Some public health experts have argued that lost in heated labor disputes over the vaccine mandate is the fact that the pandemic is not over. An average of 11 people die from COVID-19 in the city every day, and vaccination rates have stagnated, with just 14% of residents reported as being boosted with bivalent shots, according to Health Department data.

Still, Nespoli said getting vaccinated should be a choice and argued it would have been better if the city stuck with a system it maintained early on in the pandemic under which workers were told to either get their shots or submit to weekly testing.

Nespoli said at least 28 members of his Sanitation Department union were fired for not getting inoculated. “Let’s get these people back to work if they want to,” he said.

Paul DiGiacomo, president of the NYPD’s Detectives’ Endowment Association, said his union shares that sentiment.

“In a crime-weary city that needs detectives, our union members must be returned to their earned rank in the unit they were assigned to before being forced out, and receive all owed back pay,” DiGiacomo said.

Hundreds of the municipal workers fired for noncompliance with the mandate are believed to be Department of Education employees.

A spokeswoman for the United Federation of Teachers, the largest Department of Education union, declined to say if the union is contemplating legal action in light of Adams’ Monday announcement.

But the spokeswoman welcomed the announcement, saying it puts municipal workers on the same footing as private sector employees, who used to be under a vaccine mandate until Adams rolled that back in September.

“We are working with the DOE to ensure the policy change is implemented in accordance with our contract,” the spokeswoman said.

Andrew Ansbro, president of the Uniformed Firefighters Association, FDNY’s rank-and-file union, said the mandate put his agency in serious jeopardy because, in addition to 18 members being fired for refusing to get vaccinated, “a few hundred” retired in protest.

UFA President Andrew Ansbro outside Gracie Mansion at a vaccine mandate protest in October 2021.

“The staffing at the FDNY is very low.
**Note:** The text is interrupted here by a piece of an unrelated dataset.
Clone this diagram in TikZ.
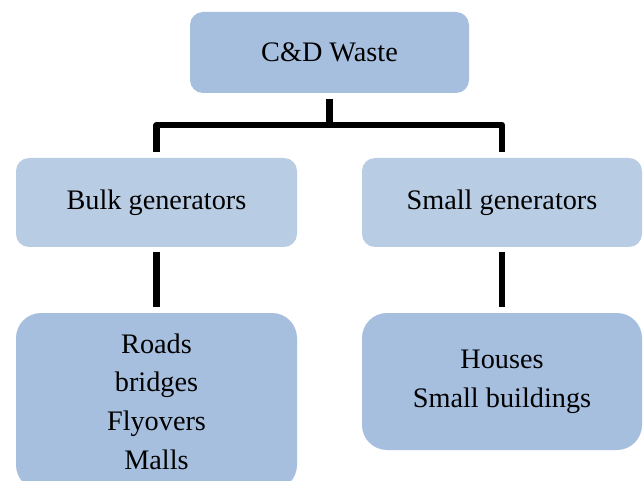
\documentclass[tikz,border=0pt]{standalone}
\usepackage{fontspec}
\setmainfont{Liberation Serif}
\usetikzlibrary{calc}
\definecolor{boxdark}{RGB}{167,191,222}
\definecolor{boxlight}{RGB}{184,204,228}
\tikzset{
	box/.style={rectangle, draw=none, inner sep=0pt, outer sep=0pt, align=center,
		font=\fontsize{21.2}{29}\selectfont},
	link/.style={line width=4.7pt, color=black, line join=round}
}

\begin{document}
\begin{tikzpicture}[x=0.75pt, y=-0.75pt]
		%%%%% START %%%%%
		
		\clip (0, 0) rectangle (643, 481);
		\fill[white] (0, 0) rectangle (643, 481);
		
		% top
		\node[box, fill=boxdark, rounded corners=9.75pt, minimum width=209.25pt, minimum height=60.75pt] (cd) at (329.5, 52.5) {C\&D Waste};
		
		% generators
		\node[box, fill=boxlight, rounded corners=9.75pt, minimum width=210.75pt, minimum height=66.75pt] (bulk) at (156.5, 202.5) {Bulk generators};
		\node[box, fill=boxlight, rounded corners=9.75pt, minimum width=210pt, minimum height=66.75pt] (small) at (502, 202.5) {Small generators};
		
		% sources
		\node[box, fill=boxdark, rounded corners=18.75pt, minimum width=210.75pt, minimum height=132.75pt] (bulksrc) at (156.5, 401.5) {Roads\\bridges\\Flyovers\\Malls};
		\node[box, fill=boxdark, rounded corners=18.75pt, minimum width=210pt, minimum height=102.75pt] (smallsrc) at (502, 381.5) {Houses\\Small buildings};
		
		\coordinate (split) at (329.5, 125);
		\draw[link] ($(cd.south)+(0, 6)$) -- (split);
		\draw[link] ($(bulk.north)+(0, -6)$) -- (bulk.north |- split) -- (small.north |- split) -- ($(small.north)+(0, -6)$);
		
		\draw[link] ($(bulk.south)+(0, 5)$) -- ($(bulksrc.north)+(0, -6)$);
		\draw[link] ($(small.south)+(0, 5)$) -- ($(smallsrc.north)+(0, -6)$);
		
		%%%%% END %%%%%
\end{tikzpicture}
\end{document}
We’re at crisis levels,” he said. “Our members are working a lot of overtime, which is causing a lot of stress on our members and their families. We hope they come back as soon as possible.”

Ansbro’s union has filed several lawsuits, demanding reinstatement and back pay. He said it will continue to pursue those lawsuits.

A source at the Uniformed Firefighters Association, who spoke on condition of anonymity to be candid, speculated that Adams pulled the plug on the mandate because the city’s prospects in court look bleak.

“The lawsuits were going well and he didn’t want to be on the losing side,” the source said. “So now when the lawsuits are decided, this will all be water under the bridge.”